Ce mouvement est vu comme auto-organisé, grâce à Facebook. Exit la critique de l’aliénation technologique, qui ne devient plus qu’un outil pouvant servir LA cause, à laquelle chacun-e est prié-e de se sacrifier. Malheureusement, je n’ai mis ma cause en rien. De plus, une auto-organisation via facebook, c’est encore une fois un mirroir aux alouettes.  Je suppose qu’il y a des individu-es derrière les pages, les groupes etc. Qu’il y a forcémment des personnes pour jouer le rôle de modos. De plus auto-organisation ne signifie en rien refus de la représentativité, par essence. On peut s’auto-organiser parce qu’on estime que pour le moment, personne n’est apte à nous représenter. Le mot d’ordre qui fait conscensus chez les Gilets Jaunes est « Macron Démission » (encore un effort les appellistes, et on passera à Macron Destitution). Macron est le problème ? Vraiment ? S’il démissionne, il va bien falloir le remplacer n’est-ce pas ?

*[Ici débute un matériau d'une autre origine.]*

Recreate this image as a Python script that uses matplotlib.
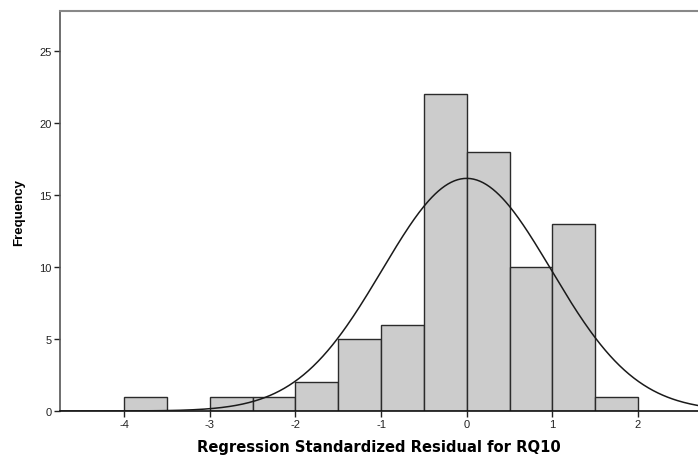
import numpy as np
import matplotlib
matplotlib.use("Agg")
import matplotlib.pyplot as plt

bin_edges = [-4.0, -3.5, -3.0, -2.5, -2.0, -1.5, -1.0, -0.5, 0.0, 0.5, 1.0, 1.5, 2.0]
counts = [1, 0, 1, 1, 2, 5, 6, 22, 18, 10, 13, 1]
x_ticks = [-4, -3, -2, -1, 0, 1, 2]
y_ticks = [0, 5, 10, 15, 20, 25]
mean_resid = 0.0
sd_resid = 0.987
n_obs = 80
bin_width = 0.5

plt.rcParams['font.family'] = ['Liberation Sans', 'DejaVu Sans']

fig = plt.figure(figsize=(6.98, 4.56), dpi=100)
ax = fig.add_axes([60/698, 1-412/456, 1-60/698, (412-12.3)/456])

lefts = bin_edges[:-1]
for l, c in zip(lefts, counts):
    if c > 0:
        ax.bar(l, c, width=bin_width, align='edge', color='#cccccc',
               edgecolor='#2b2b2b', linewidth=1.0, zorder=2)

xs = np.linspace(-4.75, 2.72, 400)
ys = n_obs * bin_width / (sd_resid * np.sqrt(2*np.pi)) * np.exp(-0.5*((xs-mean_resid)/sd_resid)**2)
ax.plot(xs, ys, color='#1a1a1a', linewidth=1.1, zorder=3)

ax.set_xlim(-4.747, 2.70)
ax.set_ylim(0, 27.78)
ax.set_xticks(x_ticks)
ax.set_xticklabels([str(t) for t in x_ticks])
ax.set_yticks(y_ticks)
ax.set_yticklabels([str(t) for t in y_ticks])
ax.tick_params(axis='both', direction='out', length=4, width=1, colors='#222222',
               labelsize=8, pad=2)
ax.spines['right'].set_visible(False)
ax.spines['top'].set_color('#888888')
ax.spines['top'].set_linewidth(1.5)
ax.spines['left'].set_color('#555555')
ax.spines['bottom'].set_color('#111111')
ax.spines['left'].set_linewidth(1.2)
ax.spines['bottom'].set_linewidth(1.2)

ax.set_xlabel('Regression Standardized Residual for RQ10', fontsize=10.6, fontweight='bold',
              family='DejaVu Sans', labelpad=7)
ax.set_ylabel('Frequency', fontsize=9.5, fontweight='bold', labelpad=10)

fig.savefig('out.png', dpi=100)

Un autre élément, c’est la violence destructrice des manifestations, les Actes à Paris. Et alors ? Tout ce qui bouge est rouge (et noir) ? Quand la FNSEA se livre à de multiples actes de destructions, c’est la guerre sociale ? Quand des nationalistes cassent des vitrines ou saccagent des centres d’hébérgement de migrant-es, c’est l’insurrection qui vient ? Cette fascination pour la violence urbaine, la culture de l’émeute, me semble très Sorelienne.

Le bulletin Avis de Tempête justifie la participation dégagée, avec ses propres temporalités. En effet, une revendication de la CGT n’est pas plus exitante que celles des Gilets Jaunes. Aucune revendication ne l’est. « Laissons aux mandiants les lamentations et les pétitions », écrivait un individualiste au front large. L’article du bulletin fait la liste de toutes les actions trop top guerre sociale. Comme d’autres font la liste des actions trop top réactionnaires et racistes. Une question me vient à l’esprit. Si tout se vaut, alors pourquoi n’avoir pas été casser du flic, enflammer des poubelles, et casser avec les Manifs pour Tous ? En effet, le cortège de tête laisse défiler maoïstes en goguettes, et autres raclures autoritaires. Mais qui a dit qu’on devait y participer ? Qui a dit que le 1e mai n’a été que joie et destruction ?

Les Gilets Jaunes, c’est aussi le monde moderne qui se mobilise, gavé à facebook, netflix, youtube. Un monde où le complotisme avance, avec les relents nationalistes, antisémites. Où l’anti-féminisme (non la critique anarchiste du féminisme) est en pleine forme. C’est ce monde qui est là, chaque jour, aux côtés des Gilets Jaunes. Je n’y cherche pas de complices, je ne profite pas d’un mouvement pour péter des trucs. Parfois, la révolution, l’insurrection deviennent aussi des fantômes. Et c’est bien dommage.

Je pense aussi qu’il est important de ne pas faire l’économie d’une critique du populisme, malheureusment je n’ai vu qu’un seul texte à ce sujet. Peut-être que le 6 février 1934 ne parle à personne. Bien évidemment, il ne s’agit pas pour moi de faire un parallèle. Juste de montrer que la violence « populaire » et insurrectionnelle n’est pas libératrice en soi.

Pendant ce temps, des individu-es subissant le lycée font aussi beaucoup de grabuge, mais ça intéresse moins. Pourtant, le traitement médiatique des deux mouvements, et la répression policière n’est pas la même. Imaginez 1 ou 2 morts lors des manifs de lycén-nes…

SI je pense qu’il est toujours bon de se lancer à l’assaut de l’existant, je pense qu’il est nécessaire de tuer les fantômes. Et si la destruction est certes importante, j’ai le sentiment (las, il faut bien l’avouer) que la destruction des rapports sociaux, un autre pilier du capitalisme, passe bien après. C’est moins guerrier, c’est moins riot-porn, et y’a pas de communiqués incendiaires à ce sujet. Pourtant…

Alors s’il est primordial de tuer le progressiste dans sa tête, il l’est aussi d’abattre les fantômes, tyrans eux aussi.